Requirement
Begin with the first line and repeat exactly through the line containing "6.1, 6.4, 6.2, 6.1, 4.5, 3.8, 3.2]"; leave every image out.

--- start of Information provided ---

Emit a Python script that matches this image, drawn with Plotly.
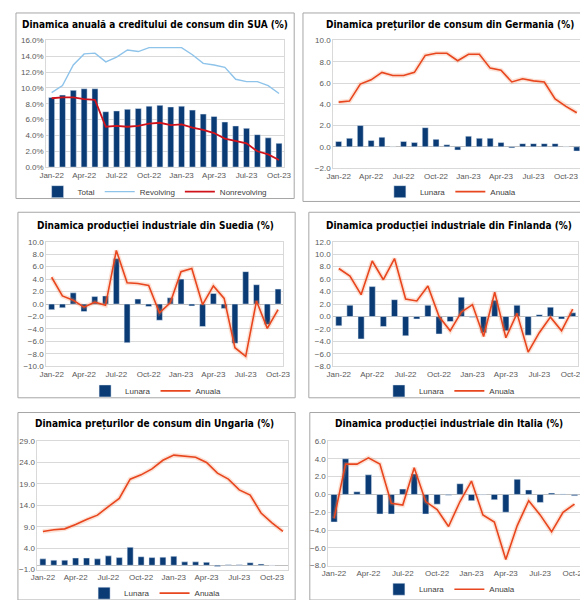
import plotly.graph_objects as go

# luni (axa X)
months = ["Jan-22", "Feb-22", "Mar-22", "Apr-22", "May-22", "Jun-22", "Jul-22", "Aug-22",
          "Sep-22", "Oct-22", "Nov-22", "Dec-22", "Jan-23", "Feb-23", "Mar-23", "Apr-23",
          "May-23", "Jun-23", "Jul-23", "Aug-23", "Sep-23", "Oct-23"]
months_ext = months + ["Nov-23"]
tick_months = ["Jan-22", "Apr-22", "Jul-22", "Oct-22", "Jan-23", "Apr-23", "Jul-23", "Oct-23"]

# SUA - credit de consum (%)
sua_total = [8.8, 9.1, 9.7, 9.9, 9.9, 7.0, 7.1, 7.3, 7.4, 7.7, 7.8, 7.6, 7.7, 7.2, 6.7, 6.4,
             5.7, 5.2, 4.9, 4.1, 3.7, 3.0]
sua_revolving = [9.4, 10.3, 12.9, 14.3, 14.4, 13.3, 13.9, 14.8, 14.6, 15.1, 15.1, 15.1, 15.1,
                 14.2, 13.1, 12.9, 12.6, 11.1, 10.8, 10.8, 10.3, 9.3]
sua_nonrevolving = [8.7, 8.8, 8.8, 8.6, 8.5, 5.1, 5.2, 5.1, 5.2, 5.5, 5.6, 5.3, 5.4, 5.0, 4.7,
                    4.3, 3.6, 3.3, 3.0, 2.0, 1.6, 0.9]

# Germania - preturi de consum (%)
de_lunara = [0.5, 0.8, 2.0, 0.6, 0.9, 0.0, 0.5, 0.4, 1.8, 0.7, 0.2, -0.3, 1.0, 0.8, 0.8, 0.4,
             -0.1, 0.3, 0.3, 0.3, 0.3, 0.0, -0.4]
de_anuala = [4.2, 4.3, 5.9, 6.3, 7.0, 6.7, 6.7, 7.0, 8.6, 8.8, 8.8, 8.1, 8.7, 8.7, 7.4, 7.2,
             6.1, 6.4, 6.2, 6.1, 4.5, 3.8, 3.2]

# Suedia - productie industriala (%)
se_lunara = [-0.9, -0.6, 1.8, -1.2, 1.2, 1.3, 7.3, -6.2, 0.8, -0.4, -2.6, 1.0, 4.0, -0.3, -3.6,
             1.7, -0.7, -6.3, 5.2, 3.1, -3.3, 2.4]
se_anuala = [4.3, 1.3, 0.6, -0.5, 0.3, -0.2, 8.6, 3.4, 3.3, 3.0, -1.4, 0.2, 5.2, 5.7, -0.1,
             2.9, 0.9, -7.0, -8.4, 0.5, -3.9, -0.9]

# Finlanda - productie industriala (%)
fi_lunara = [-1.5, 1.8, -3.6, 4.8, -1.6, 2.7, -3.1, -0.4, 1.8, -2.8, -0.8, 3.1, -0.1, -2.6,
             2.6, -2.3, 1.8, -3.0, 0.3, 1.5, -0.4, 0.6]
fi_anuala = [7.7, 6.5, 3.5, 8.9, 5.9, 9.3, 2.8, 2.5, 4.9, 0.0, -2.3, 0.7, 1.9, -3.2, 3.9,
             -3.4, 0.5, -5.7, -2.6, -0.1, -2.3, 1.2]

# Ungaria - preturi de consum (%)
hu_lunara = [1.5, 1.2, 1.2, 1.7, 1.7, 1.5, 2.2, 1.8, 4.2, 2.0, 1.8, 1.9, 2.1, 0.8, 0.8, 0.7,
             -0.3, 0.1, 0.1, 0.6, 0.3, 0.0, None]
hu_anuala = [7.9, 8.3, 8.5, 9.5, 10.7, 11.7, 13.7, 15.6, 20.1, 21.1, 22.5, 24.5, 25.7, 25.4,
             25.2, 24.0, 21.5, 20.1, 17.6, 16.4, 12.2, 9.9, 7.9]

# Italia - productie industriala (%)
it_lunara = [-3.1, 4.0, 0.3, 2.2, -2.2, -2.2, 0.6, 2.3, -2.2, -1.1, -0.1, 1.2, -0.7, -0.05,
             -0.6, -2.0, 1.7, 0.5, -0.9, 0.15, 0.05, -0.15]
it_anuala = [-2.7, 3.4, 3.4, 4.1, 3.4, -1.0, -1.2, 3.0, -0.8, -1.7, -3.6, -0.8, 1.5, -2.3,
             -3.1, -7.3, -3.5, -0.7, -2.3, -4.2, -2.0, -1.1]

W, H = 588, 600
NAVY = "#0b3b74"
ORANGE = "#e8461e"
GLOW = "rgba(245,140,90,0.25)"
GRID = "#d9d9d9"
TICK = "#595959"
TITLE_FONT = "DejaVu Sans Condensed, Liberation Sans Narrow, sans-serif"
TEXT_FONT = "Liberation Sans, Arial, sans-serif"

# panouri: titlu, casuta (px), zona grafic (px), axa Y, legenda (px)
panels = [
    dict(title="Dinamica anuală a creditului de consum din SUA (%)", box=(1, 1, 286, 190),
         plot=(32, 29, 276, 158), yr=(0, 16), dt=2, suffix="%", n=22, tx=143, ty=13, ly=183),
    dict(title="Dinamica prețurilor de consum din Germania (%)", box=(295, 1, 587, 193),
         plot=(326, 29, 581, 159), yr=(-2, 10), dt=2, suffix="", n=23, tx=446, ty=13, ly=183),
    dict(title="Dinamica producției industriale din Suedia (%)", box=(3, 204, 287, 393),
         plot=(32, 234, 275, 361), yr=(-10, 10), dt=2, suffix="", n=22, tx=144, ty=218, ly=386),
    dict(title="Dinamica producției industriale din Finlanda (%)", box=(301, 204, 586, 393),
         plot=(326, 234, 577, 361), yr=(-8, 12), dt=2, suffix="", n=22, tx=445, ty=218, ly=386),
    dict(title="Dinamica prețurilor de consum din Ungaria (%)", box=(3, 408, 287, 599),
         plot=(23, 437, 280, 568), yr=(-1, 29), dt=5, suffix="", n=23, tx=143, ty=420, ly=592),
    dict(title="Dinamica producției industriale din Italia (%)", box=(302, 408, 587, 599),
         plot=(321, 437, 579, 564), yr=(-8, 6), dt=2, suffix="", n=22, tx=445, ty=420, ly=588),
]

fig = go.Figure()


def px_x(v):
    return v / W


def px_y(v):
    return 1 - v / H


def leg_name(i):
    return "legend" if i == 1 else f"legend{i}"


def add_bar(i, x, y, name):
    fig.add_trace(go.Bar(x=x, y=y, name=name, marker=dict(color=NAVY), width=0.55,
                         xaxis=f"x{i}", yaxis=f"y{i}", legend=leg_name(i)))


def add_line(i, x, y, name, color, width=1.6, glow=True):
    if glow:
        fig.add_trace(go.Scatter(x=x, y=y, mode="lines", line=dict(color=GLOW, width=4.5),
                                 showlegend=False, hoverinfo="skip",
                                 xaxis=f"x{i}", yaxis=f"y{i}"))
    fig.add_trace(go.Scatter(x=x, y=y, mode="lines", name=name, line=dict(color=color, width=width),
                             xaxis=f"x{i}", yaxis=f"y{i}", legend=leg_name(i)))


# SUA
add_bar(1, months, sua_total, "Total")
add_line(1, months, sua_revolving, "Revolving", "#8ec3ea", width=1.4, glow=False)
add_line(1, months, sua_nonrevolving, "Nonrevolving", "#d0121b", width=1.8, glow=False)
# Germania
add_bar(2, months_ext, de_lunara, "Lunara")
add_line(2, months_ext, de_anuala, "Anuala", ORANGE)
# Suedia
add_bar(3, months, se_lunara, "Lunara")
add_line(3, months, se_anuala, "Anuala", ORANGE)
# Finlanda
add_bar(4, months, fi_lunara, "Lunara")
add_line(4, months, fi_anuala, "Anuala", ORANGE)
# Ungaria
add_bar(5, months_ext, hu_lunara, "Lunara")
add_line(5, months_ext, hu_anuala, "Anuala", ORANGE)
# Italia
add_bar(6, months, it_lunara, "Lunara")
add_line(6, months, it_anuala, "Anuala", ORANGE)

layout = dict(
    width=W, height=H, margin=dict(l=0, r=0, t=0, b=0),
    paper_bgcolor="white", plot_bgcolor="white",
    font=dict(family=TEXT_FONT, size=8, color=TICK),
    barmode="overlay",
    shapes=[], annotations=[],
)

for k, p in enumerate(panels, start=1):
    x0, y0, x1, y1 = p["plot"]
    cats = months_ext if p["n"] == 23 else months
    layout[f"xaxis{k}"] = dict(
        domain=[px_x(x0), px_x(x1)], anchor=f"y{k}", type="category",
        categoryorder="array", categoryarray=cats,
        range=[-0.5, p["n"] - 0.5], tickvals=tick_months, ticks="",
        tickfont=dict(size=8, color=TICK), showgrid=False, showline=True,
        linecolor=GRID, linewidth=1, mirror=True, fixedrange=True,
    )
    lo, hi = p["yr"]
    layout[f"yaxis{k}"] = dict(
        domain=[px_y(y1), px_y(y0)], anchor=f"x{k}", range=[lo, hi], dtick=p["dt"], tick0=lo,
        tickformat=".1f", ticksuffix=p["suffix"], tickfont=dict(size=8, color=TICK),
        showgrid=True, gridcolor=GRID, gridwidth=1, zeroline=True, zerolinecolor="#bfbfbf",
        zerolinewidth=1, showline=True, linecolor=GRID, mirror=True, ticks="", fixedrange=True,
    )
    layout[leg_name(k)] = dict(
        orientation="h", x=px_x(p["tx"]), xanchor="center", y=px_y(p["ly"]), yanchor="middle",
        font=dict(size=8, color="#404040", family=TEXT_FONT), bgcolor="rgba(0,0,0,0)",
        itemwidth=30, tracegroupgap=0, traceorder="normal",
    )
    bx0, by0, bx1, by1 = p["box"]
    layout["shapes"].append(dict(
        type="rect", xref="paper", yref="paper", x0=px_x(bx0), x1=px_x(bx1),
        y0=px_y(by1), y1=px_y(by0), line=dict(color="#a6a6a6", width=1), layer="below",
    ))
    layout["annotations"].append(dict(
        text=f"<b>{p['title']}</b>", xref="paper", yref="paper", x=px_x(p["tx"]),
        y=px_y(p["ty"]), xanchor="center", yanchor="middle", showarrow=False,
        font=dict(family=TITLE_FONT, size=10, color="black"),
    ))

fig.update_layout(**layout)
fig.write_html("out.html")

--- end of Information provided ---

Exercise response
Emit a Python script that matches this image, drawn with Plotly.
import plotly.graph_objects as go

# luni (axa X)
months = ["Jan-22", "Feb-22", "Mar-22", "Apr-22", "May-22", "Jun-22", "Jul-22", "Aug-22",
          "Sep-22", "Oct-22", "Nov-22", "Dec-22", "Jan-23", "Feb-23", "Mar-23", "Apr-23",
          "May-23", "Jun-23", "Jul-23", "Aug-23", "Sep-23", "Oct-23"]
months_ext = months + ["Nov-23"]
tick_months = ["Jan-22", "Apr-22", "Jul-22", "Oct-22", "Jan-23", "Apr-23", "Jul-23", "Oct-23"]

# SUA - credit de consum (%)
sua_total = [8.8, 9.1, 9.7, 9.9, 9.9, 7.0, 7.1, 7.3, 7.4, 7.7, 7.8, 7.6, 7.7, 7.2, 6.7, 6.4,
             5.7, 5.2, 4.9, 4.1, 3.7, 3.0]
sua_revolving = [9.4, 10.3, 12.9, 14.3, 14.4, 13.3, 13.9, 14.8, 14.6, 15.1, 15.1, 15.1, 15.1,
                 14.2, 13.1, 12.9, 12.6, 11.1, 10.8, 10.8, 10.3, 9.3]
sua_nonrevolving = [8.7, 8.8, 8.8, 8.6, 8.5, 5.1, 5.2, 5.1, 5.2, 5.5, 5.6, 5.3, 5.4, 5.0, 4.7,
                    4.3, 3.6, 3.3, 3.0, 2.0, 1.6, 0.9]

# Germania - preturi de consum (%)
de_lunara = [0.5, 0.8, 2.0, 0.6, 0.9, 0.0, 0.5, 0.4, 1.8, 0.7, 0.2, -0.3, 1.0, 0.8, 0.8, 0.4,
             -0.1, 0.3, 0.3, 0.3, 0.3, 0.0, -0.4]
de_anuala = [4.2, 4.3, 5.9, 6.3, 7.0, 6.7, 6.7, 7.0, 8.6, 8.8, 8.8, 8.1, 8.7, 8.7, 7.4, 7.2,
             6.1, 6.4, 6.2, 6.1, 4.5, 3.8, 3.2]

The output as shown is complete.